Captain America: Civil War has officially been released in theaters across America, and I, of course, grabbed a pair of tickets to see the very first screening I could find. My wife and I went decked out in geek-gear: me in Cap socks and shirt, and her in a Spider-Gwen hoodie that I’m convinced she plans on being buried in. We arrived at the theater early Thursday night and just watched in delight as people came out by the dozens to show their support for the First Avenger with t-shirts, jackets, hats, and all manner of Cap garb. Hell, one girl was wearing a full on Cap onesie. I’d say it looked ridiculous but I’m just being jealous- I wish I’d have thought to do that.
After two and a half hours of intense action, thought-provoking story and some serious twists that I did not see coming (and a few I did) I left the theater last night feeling somewhat conflicted- what I had just seen was probably the best Avengers movie to date, and I should have been jumping up and down with excitement, but instead I couldn’t help but feel a tad disappointed. I mean, following up a movie like Captain America: The Winter Soldier is a tough task. I constantly go back to it as the prime example of a movie doing everything right, and as a result any movie that isn’t so spot-on is a let down.
That’s not to say Civil War was a let down, don’t misunderstand me- from a cinematic standpoint this was a solid, entertaining movie. My wife, a casual Marvel fan and devout Cap-reader, absolutely loved it, and even if I didn’t think it was quite as strong as Winter Soldier, I still had a blast. The movie has all the working parts to make it the summer blockbuster it is, mixing serious issues with outlandish but brilliant fight scenes all interspersed with laugh-out-loud humor (thanks mostly to our friendly neighborhood Spider-Man). The story moves along at a fast pace, which works both for and against it as it has a lot to set up in a short period of time, leaving the first act a little rushed, but working flawlessly for the second and third acts. And while it does have a few too many moving parts, it does a much better job of focusing on the “right now” than Avengers: Age of Ultron did, which seemed more interested in setting up the next slew of Marvel movies than paying attention to its own story.
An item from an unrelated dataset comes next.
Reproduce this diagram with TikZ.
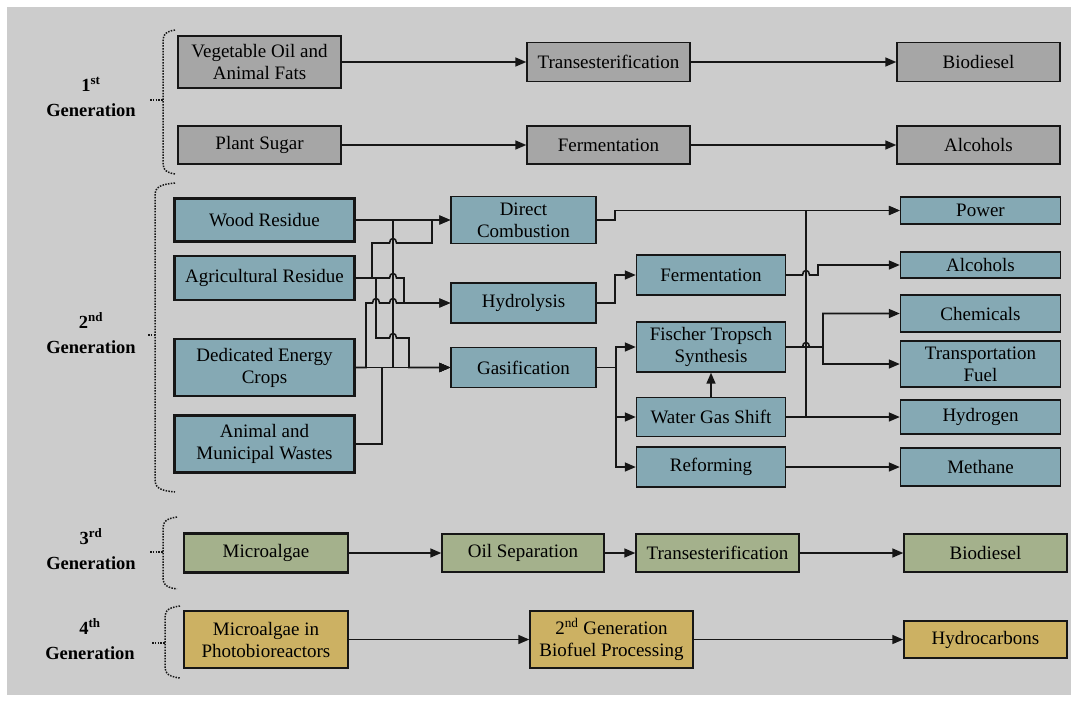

Also like the previous Avengers movies, Civil War is crammed full of superheroes who need to battle for screen time. However, unlike AoU, every character present serves the plot in one way or another despite having over a dozen costumed heroes running around. Joe and Anthony Russo do an outstanding job keeping us engaged in our familiar faces while simultaneously introducing some new friends along the way, assuring us that the next two Avengers movies are in good hands. This is one of the movie’s greatest strengths- being able to juggle so many characters without having anyone feel forced in or left out, but it’s also one of my biggest issues with the movie. With a so many characters pulled from all over the MCU, Civil War is as much a sequel to Avengers as it is to Captain America, maybe even more so.
A great deal of the film’s time is spent reminding us about Sokovia and the events that took place in AoU, even so much as to be the driving force behind many of the character’s motivations. Now, I have no problem with the Avengers, and if this movie had been titled Avengers: Civil War, I would probably feel very different about it, but I wanted to see a sequel to The Winter Soldier. Despite wrapping up the plot started in that movie, not enough time was devoted to developing Cap’s supporting cast (Falcon, Sharon, Crossbones) so the film could make room for the Avengers team members like Vision and Scarlet Witch (though Zemo is a truly spectacular villain worthy of his legacy).
So in that respect, I was disappointed with Civil War. Not because of what it was, but because of what it wasn’t. It’s a fun, action-packed Avengers movie that’s sure to please fans of the MCU, but Captain America fans may feel a little underwhelmed that it wasn’t quite the Cap movie we wanted.